Combined daily turnover of the Shanghai and Shenzhen bourses totaled 1.07 trillion yuan (175 billion U.S. dollars) on Friday, surpassing the previous record of 914.9 billion yuan on Wednesday.
Transactions on the two exchanges reached 639.19 billion yuan and 434.85 billion yuan respectively.
The record high turnover was reached amid rising shares on the A share market. The benchmark Shanghai Composite Index closed up 1.32 percent to finish at 2,937.65 points on Friday, and the Shenzhen Component Index closed at 10,067.28 points, up 0.37 percent.
Over 60 stocks on the two bourses surged by the daily limit of 10 percent on Friday.
HEAVYWEIGHTS LEAD RISE
The remarkable performance of Chinese shares was mainly led by formerly quiet heavyweights, such as those in the banking and oil sectors.
China's four major banks jumped on Friday. China Construction Bank soared by the 10-percent daily limit to close at 5.7 yuan per share, while the Industrial and Commercial Bank of China finished at 4.59 yuan per share, up 7.49 percent.
Two oil giants, PetroChina and Sinopec, also witnessed strong growth amid a continued drop in oil prices in the international market, with their shares closing 9.88 percent and 4.96 percent higher, respectively.
Stock brokerages were winners in the bullish market, either hitting or approaching the daily changing limit.
Other sectors with strong performance included aviation, futures and the military and weapons industry.

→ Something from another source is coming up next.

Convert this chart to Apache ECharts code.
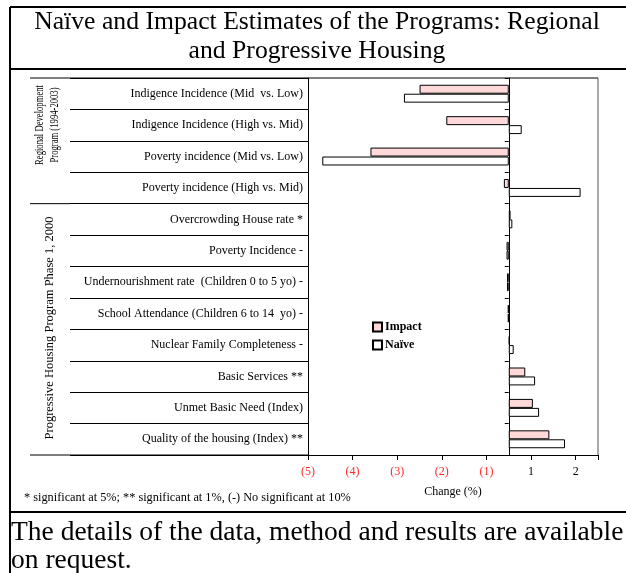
<!DOCTYPE html>
<html>
<head>
<meta charset="utf-8">
<script src="https://cdn.jsdelivr.net/npm/echarts@6/dist/echarts.min.js"></script>
<style>
  html, body { margin: 0; padding: 0; background: #fff; }
  #main { width: 626px; height: 573px; }
</style>
</head>
<body>
<div id="main"></div>
<script>
// 数据
const categories = [
  'Indigence Incidence (Mid  vs. Low)',
  'Indigence Incidence (High vs. Mid)',
  'Poverty incidence (Mid vs. Low)',
  'Poverty incidence (High vs. Mid)',
  'Overcrowding House rate *',
  'Poverty Incidence -',
  'Undernourishment rate  (Children 0 to 5 yo) -',
  'School Attendance (Children 6 to 14  yo) -',
  'Nuclear Family Completeness -',
  'Basic Services **',
  'Unmet Basic Need (Index)',
  'Quality of the housing (Index) **'
];
const impact = [-2.0, -1.40, -3.10, -0.11, 0.04, -0.05, -0.04, -0.02, 0.02, 0.37, 0.54, 0.91];
const naive = [-2.35, 0.29, -4.18, 1.61, 0.08, -0.05, -0.04, -0.02, 0.11, 0.59, 0.68, 1.26];
const tickLabels = ['(5)', '(4)', '(3)', '(2)', '(1)', '1', '2'];

const serif = 'Liberation Serif';
// 绘图区位置
const plotLeft = 308, plotTop = 78, plotW = 290, plotH = 377;
const rowH = plotH / categories.length;

let myChart = echarts.init(document.getElementById('main'));

function hline(x1, x2, y, w, c) {
  return { type: 'line', shape: { x1: x1, y1: y, x2: x2, y2: y }, style: { stroke: c || '#000', lineWidth: w || 1 }, z: 10 };
}
function vline(x, y1, y2, w, c) {
  return { type: 'line', shape: { x1: x, y1: y1, x2: x, y2: y2 }, style: { stroke: c || '#000', lineWidth: w || 1 }, z: 10 };
}

myChart.setOption({
  animation: false,
  grid: [
    { left: plotLeft, top: plotTop, width: plotW, height: plotH },
    { left: plotLeft, top: plotTop, width: plotW, height: plotH },
    { left: 70, top: plotTop, width: plotLeft - 70, height: plotH }
  ],
  xAxis: [
    {
      gridIndex: 0,
      type: 'value',
      min: -4.5,
      max: 2,
      interval: 1,
      splitLine: { show: false },
      axisLine: { show: true, lineStyle: { color: '#000', width: 1 } },
      axisTick: { show: true, length: 5, lineStyle: { color: '#000' } },
      axisLabel: {
        margin: 11,
        fontFamily: serif,
        fontSize: 12,
        formatter: function (v) { return tickLabels[Math.round(v + 4.5)]; },
        color: function (v) { return v < 0 ? '#ff2a2a' : '#000'; }
      },
      name: 'Change (%)',
      nameLocation: 'middle',
      nameGap: 31,
      nameTextStyle: { fontFamily: serif, fontSize: 12, color: '#000' }
    },
    {
      gridIndex: 1, type: 'value', min: -4.5, max: 2,
      axisLine: { show: false }, axisTick: { show: false }, axisLabel: { show: false }, splitLine: { show: false }
    },
    {
      gridIndex: 2, type: 'value', min: 0, max: 1, show: false
    }
  ],
  yAxis: [
    {
      gridIndex: 0,
      type: 'category',
      inverse: true,
      data: categories,
      axisLine: { show: true, onZero: false, lineStyle: { color: '#000' } },
      axisTick: { show: false },
      axisLabel: { margin: 5, fontFamily: serif, fontSize: 12, color: '#000' }
    },
    {
      gridIndex: 1,
      type: 'category',
      inverse: true,
      data: categories,
      axisLine: { show: true, onZero: true, lineStyle: { color: '#000' } },
      axisTick: { show: true, length: 4, lineStyle: { color: '#000' } },
      axisLabel: { show: false }
    },
    {
      gridIndex: 2,
      type: 'category',
      inverse: true,
      data: categories,
      axisLine: { show: false },
      axisTick: { show: false },
      axisLabel: { show: false },
      splitLine: { show: true, lineStyle: { color: '#000', width: 1 } }
    }
  ],
  legend: {
    data: ['Impact', 'Naïve'],
    orient: 'vertical',
    left: 367,
    top: 316,
    itemWidth: 9,
    itemHeight: 9,
    itemGap: 6,
    icon: 'rect',
    textStyle: { fontFamily: serif, fontSize: 12, fontWeight: 'bold', color: '#000', padding: [0, 0, 0, -2] }
  },
  series: [
    {
      name: 'Impact',
      type: 'bar',
      xAxisIndex: 0,
      yAxisIndex: 0,
      data: impact,
      barGap: '0%',
      barCategoryGap: '43%',
      itemStyle: { color: '#ffd9d9', borderColor: '#000', borderWidth: 1 }
    },
    {
      name: 'Naïve',
      type: 'bar',
      xAxisIndex: 0,
      yAxisIndex: 0,
      data: naive,
      barGap: '0%',
      barCategoryGap: '43%',
      itemStyle: { color: '#ffffff', borderColor: '#000', borderWidth: 1 }
    }
  ],
  graphic: [
    // 外框
    vline(10, 7, 573, 2),
    hline(10, 626, 7, 2),
    hline(10, 626, 69, 2),
    hline(10, 626, 512, 2),
    // 表格线
    hline(30, plotLeft + plotW, plotTop, 1),
    hline(30, plotLeft, plotTop + plotH, 1),
    hline(30, 70, plotTop + 4 * rowH, 1),
    vline(plotLeft + plotW, plotTop, plotTop + plotH, 1, '#555'),
    // 标题
    {
      type: 'text', x: 317, y: 22,
      style: { text: 'Naïve and Impact Estimates of the Programs: Regional', font: '25.7px "Liberation Serif"', fill: '#000', align: 'center', verticalAlign: 'middle' }
    },
    {
      type: 'text', x: 317, y: 51,
      style: { text: 'and Progressive Housing', font: '25.7px "Liberation Serif"', fill: '#000', align: 'center', verticalAlign: 'middle' }
    },
    // 分组标签（横向压缩）
    {
      type: 'text', x: 40, y: 125, rotation: Math.PI / 2, scaleX: 0.72,
      style: { text: 'Regional Development', font: '12px "Liberation Serif"', fill: '#000', align: 'center', verticalAlign: 'middle' }
    },
    {
      type: 'text', x: 55, y: 125, rotation: Math.PI / 2, scaleX: 0.72,
      style: { text: 'Program (1994-2003)', font: '12px "Liberation Serif"', fill: '#000', align: 'center', verticalAlign: 'middle' }
    },
    {
      type: 'text', x: 50, y: 328, rotation: Math.PI / 2,
      style: { text: 'Progressive Housing Program Phase 1, 2000', font: '12.5px "Liberation Serif"', fill: '#000', align: 'center', verticalAlign: 'middle' }
    },
    // 注释
    {
      type: 'text', x: 24, y: 498,
      style: { text: '* significant at 5%; ** significant at 1%, (-) No significant at 10%', font: '12.3px "Liberation Serif"', fill: '#000', align: 'left', verticalAlign: 'middle' }
    },
    {
      type: 'text', x: 11, y: 533,
      style: { text: 'The details of the data, method and results are available', font: '27.5px "Liberation Serif"', fill: '#000', align: 'left', verticalAlign: 'middle' }
    },
    {
      type: 'text', x: 11, y: 561,
      style: { text: 'on request.', font: '27.5px "Liberation Serif"', fill: '#000', align: 'left', verticalAlign: 'middle' }
    }
  ]
});
</script>
</body>
</html>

However, majority shares of smaller companies lagged behind. Shares of 1,951 companies declined on Friday, over 75 percent of all companies listed on the A-share market.
The ChiNext Index, tracking China's Nasdaq-style board of growth enterprises, closed 2.46 percent lower on Friday.
CUT-TRIGGERED BULL
Analysts believe recent interest rate cuts were the trigger for the booming market.
The People's Bank of China (PBOC), China's central bank, cut rates for deposits and lending on Nov. 21 for the first time in more than two years, followed by an increase in the Shanghai Composite Index of over 15 percent so far.
Qiu Yanying, investment director of China Fortune Securities, said the cuts signalled that the central government is resolved to stimulate growth, which brightened market expectations.
The rise was also helped by heavyweights and stock brokerages, the strong growth of which lured numerous individual investors into the capital market, Qiu said.
Yang Delong, analyst with China Southern Fund, noted policy makers' determination to reduce the cost of financing also reversed market sentiments, which were weighed down lately by relatively weak economic indicators.
"Both risk-free interest rates and risk premiums stayed on a downward streak after the cuts, which contributed to a hot A share market," Yang said.
China's economy expanded by 7.3 percent in the July-Sep. period, lower than the first two quarters. But the growth rate is expected to slightly recover in the fourth quarter due to reform dividends and pro-growth measures.